To get back on track: Teachers are taught to emphasize information retrieval skills using available technology. They are taught to use critical thinking questions to stimulate making connections between disciplines. The problem is that these approaches do not work well in early foreign language studies.

Teaching retrieval skills may be fine for history or or psychology, but languages require drilling and memorization. Even if you take a conversational approach, forcing a word into long-term memory requires repetition. What does it take for a person to become fluent in another language? Among other things, he or she has to learn and remember a great many new words and ideas.

I am seeing far too many students who consider the idea of memorization an imposition. More importantly, I am seeing far too many students who don’t know how to memorize new words, facts or ideas. I help them by making suggestions: 1) Play an online language game. 2) Make some flashcards. 3) Write your notes so that you can cover up a word or its definition and work your way down a list. 4) Ask a friend to go through new vocabulary with you.
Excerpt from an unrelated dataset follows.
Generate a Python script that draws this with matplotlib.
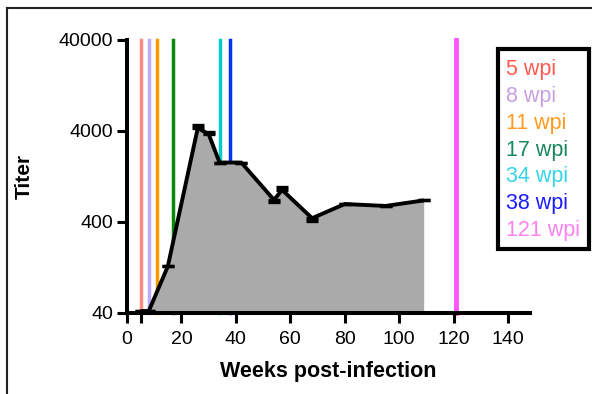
import matplotlib.pyplot as plt
from matplotlib.lines import Line2D

plt.rcParams['font.family'] = ['Liberation Sans', 'DejaVu Sans']

# mean titer by week post-infection
weeks = [5, 8, 15, 26, 30, 34, 42, 54, 57, 68, 80, 95, 109]
titer = [42, 42, 130, 4300, 3700, 1800, 1800, 700, 900, 440, 630, 600, 690]
err_lo = [0, 0, 0, 0, 0, 0, 0, 40, 0, 25, 0, 0, 0]
err_hi = [0, 0, 0, 300, 180, 0, 0, 0, 80, 0, 0, 0, 0]

# sampling time points
wpi = [5, 8, 11, 17, 34, 38, 121]
wpi_colors = ['#ff8a80', '#c0a8ff', '#ff9900', '#0a8a0a', '#00cccc', '#0033ff', '#ff55ff']
text_colors = ['#ff5a50', '#c8a0e0', '#ff9a1f', '#17875a', '#33d6e6', '#1a1aff', '#ff80f0']

fig = plt.figure(figsize=(5.92, 3.94), dpi=100)
ax = fig.add_axes([0.2145, 0.2056, 0.6805, 0.693])

for w, c in zip(wpi, wpi_colors):
    ax.plot([w, w], [40, 40000], color=c, lw=3.5 if w == 121 else 2.5,
            zorder=1, clip_on=False)

ax.fill_between(weeks, titer, 40, color='#aaaaaa', lw=0, zorder=2)
ax.plot(weeks, titer, color='black', lw=2.8, zorder=3, clip_on=False,
        solid_capstyle='butt')
ax.errorbar(weeks, titer, yerr=[err_lo, err_hi], fmt='none', ecolor='black',
            elinewidth=1.8, capsize=4.5, capthick=2.4, zorder=4, clip_on=False)

ax.set_yscale('log')
ax.set_ylim(40, 40000)
ax.set_xlim(0, 148)
ax.set_yticks([40, 400, 4000, 40000])
ax.set_yticklabels(['40', '400', '4000', '40000'])
ax.minorticks_off()
ax.set_xticks([0, 20, 40, 60, 80, 100, 120, 140])
ax.set_xticks([5], minor=True)
ax.tick_params(axis='both', which='both', direction='out', length=7, width=2.2,
               labelsize=14, pad=3)
ax.tick_params(axis='x', which='minor', length=7, width=2.2)
ax.tick_params(axis='x', pad=6)

for s in ['top', 'right']:
    ax.spines[s].set_visible(False)
for s in ['left', 'bottom']:
    ax.spines[s].set_linewidth(2.9)
ax.spines['left'].set_bounds(40, 40000)

ax.set_xlabel('Weeks post-infection', fontsize=15.5, fontweight='bold', labelpad=9)
ax.set_ylabel('Titer', fontsize=15, fontweight='bold', labelpad=18)

# legend box on the right
lx0, ly0, lx1, ly1 = 498 / 592, 1 - 249 / 394, 589 / 592, 1 - 49 / 394
fig.add_artist(plt.Rectangle((lx0, ly0), lx1 - lx0, ly1 - ly0, fill=False,
                             lw=3, ec='black', transform=fig.transFigure))
for i, (w, c) in enumerate(zip(wpi, text_colors)):
    fig.text(lx0 + 8 / 592, 1 - (70 + i * 26.7) / 394, f'{w} wpi', color=c,
             fontsize=15.5, va='center', ha='left')

# outer frame
fig.add_artist(Line2D([7 / 592, 7 / 592], [0, 1 - 8 / 394], color='#222222',
                      lw=1.5, transform=fig.transFigure))
fig.add_artist(Line2D([7 / 592, 1], [1 - 8 / 394, 1 - 8 / 394], color='#222222',
                      lw=1.5, transform=fig.transFigure))

fig.savefig('out.png', dpi=100)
Etc.

I shouldn’t have to be teaching this to fifteen and sixteen year olds.

Dual-language for all?

We have all these students who speak Spanish at home. We should be teaching them to read and write Spanish as well, starting at the elementary level. Too often, we push them towards English and don’t take advantage of their natural facility with Spanish.

The truth is that we should be moving toward dual-language programs for all of America’s children. Spanish is the second language of the United States. It’s profoundly useful for employment nowadays. There’s also research suggesting that learning a second language can help stave off dementia in later life. Languages lay new pathways in the brain.

We ought to begin dual-language programs in kindergarten or first grade, whether the language is Spanish, Mandarin Chinese, Japanese, Polish, French, German, Italian or something else. Learning a language is vastly easier at six years than at sixteen years of age. It’s likely to  be a lot more fun, too. The curricula for high school language classes can be very demanding, while studies indicate that the actual learning process has become more difficult due to structural changes in the brain.